When Stalin got back from Leningrad, the law was made more specific:
The investigation of such cases must be completed in no more than ten days;
The charges will be handed to the accused twenty-four hours before the court examines the case;
The case will be heard with no participation by other parties;
No appeals for quashing the verdict or for mercy will be allowed;
The death sentence is to be carried out as soon as it has been pronounced.1
Stalin made this ruthless decree the basis for dispatching hundreds of thousands until more legalistic measures were introduced in 1939.
Many believe that Stalin drafted this law and ordered his special train to Leningrad before Kirov’s murder, in other words that he had planned it. Stalin’s office register shows, however, that the law was signed by Kalinin and Enukidze between 6 and 8 p.m., and the railway archives that the train was booked after the murder.2
Party commissions between 1956 and 1990, witnesses’ testimonies, and archival searches have not proved Stalin’s complicity, and the simplest explanation seems the best: that Leonid Nikolaev was a demented, aggrieved killer acting on his own, aided only by luck in encountering Kirov when he was unguarded.Stalin had several times in the 1920s shown that he could order the death of a man whom he had only days before embraced, but he began to terrify his inner circle only after 1934. Why should he turn on Kirov, whom he had sent to replace Zinoviev in Leningrad and whose record since the revolution had been to consistently follow and applaud his policies? Some of the very few delegates to the seventeenth party congress of spring 1934 who survived Stalin alleged that there were meetings of malcontents—one in the quarters of Sergo Orjonikidze, then Stalin’s closest friend—plotting to vote for Kirov rather than Stalin as general secretary. In the event there were, it seems, only three votes against Stalin. Some say that Stalin had several hundred ballot papers burned. Others allege that Kirov told Stalin of the plot and then despaired, convinced that his “head was on the scaffold,” that “Stalin would never forgive” his being nominated. But these accounts emanate from persons, such as Kirov’s sister-in-law Sofia, who were not close to him, and they contradict known facts. It is true that three surviving delegates who counted ballots agree that there were two or three votes against Stalin and that there were about 300 fewer ballot papers than delegates, but had papers crossing out Stalin’s name been destroyed or had some delegates failed to vote?

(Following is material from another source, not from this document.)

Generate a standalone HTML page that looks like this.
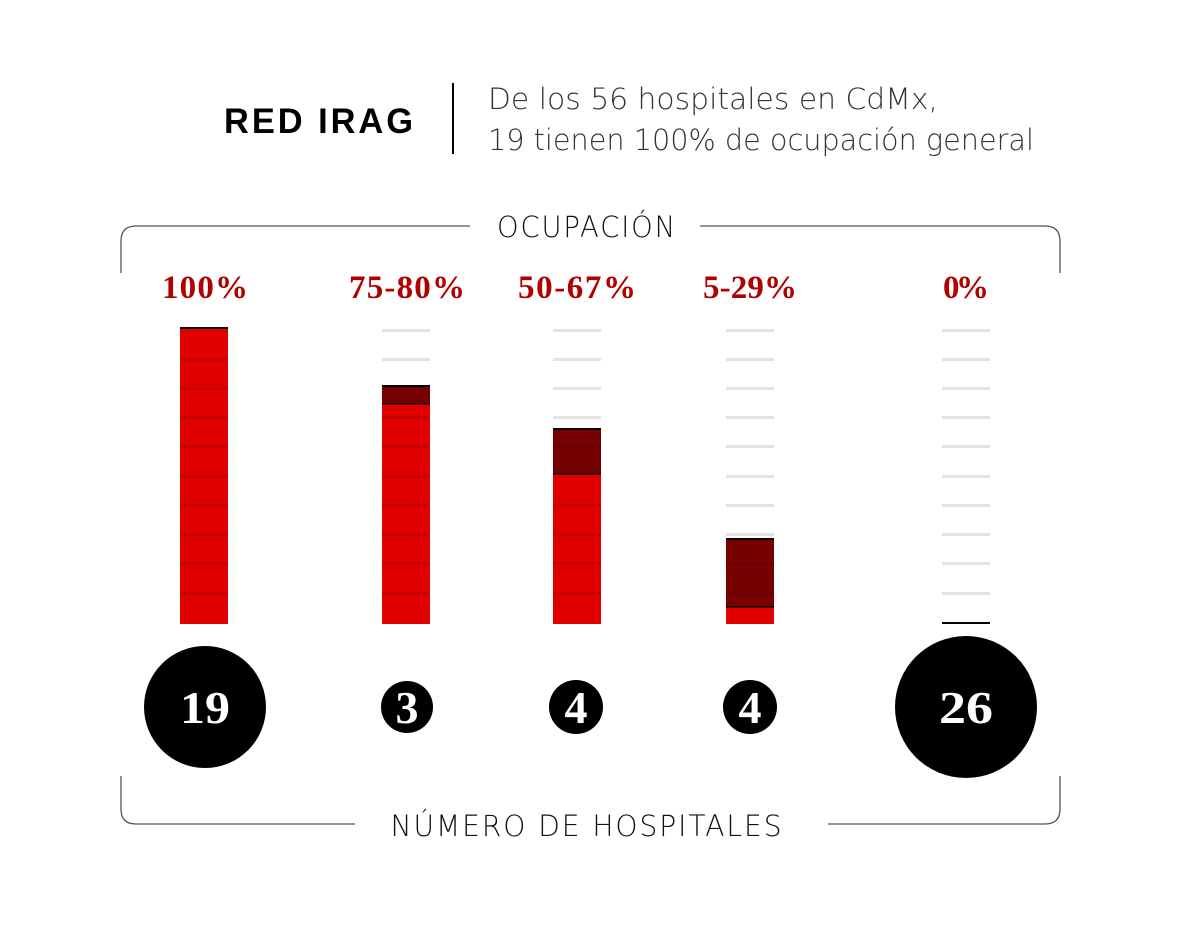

Nobody saw a burned ballot paper and its seems unlikely that Kirov would have let his name go forward. Kirov shunned high-level politics; although a good orator, he preferred contact with the party and factory workers in Leningrad, as he had in the north Caucasus. He had no vision of his own. He had last seen Stalin on November 28 when they had been to the theater together and Stalin saw him off at the railway station. The Kirovs had been family friends of the Stalins for years. After Nadezhda’s suicide, Kirov and Orjonikidze kept Stalin company through the night. During summer breaks in the Caucasus Kirov and Stalin took the Matsesta mud baths together. Kirov was one of only two men in front of whom Stalin would undress. (Nikolai Vlasik, Stalin’s bodyguard, enjoyed the same intimacy.) They played skittles together, Stalin partnering a kitchen worker, Kirov partnering Vlasik. The only blot on Kirov’s copybook was that he had been a versatile and open-minded journalist on a politically middle-of-the-road Vladikavkaz newspaper before the revolution, but Stalin liked his subordinates to have a questionable past.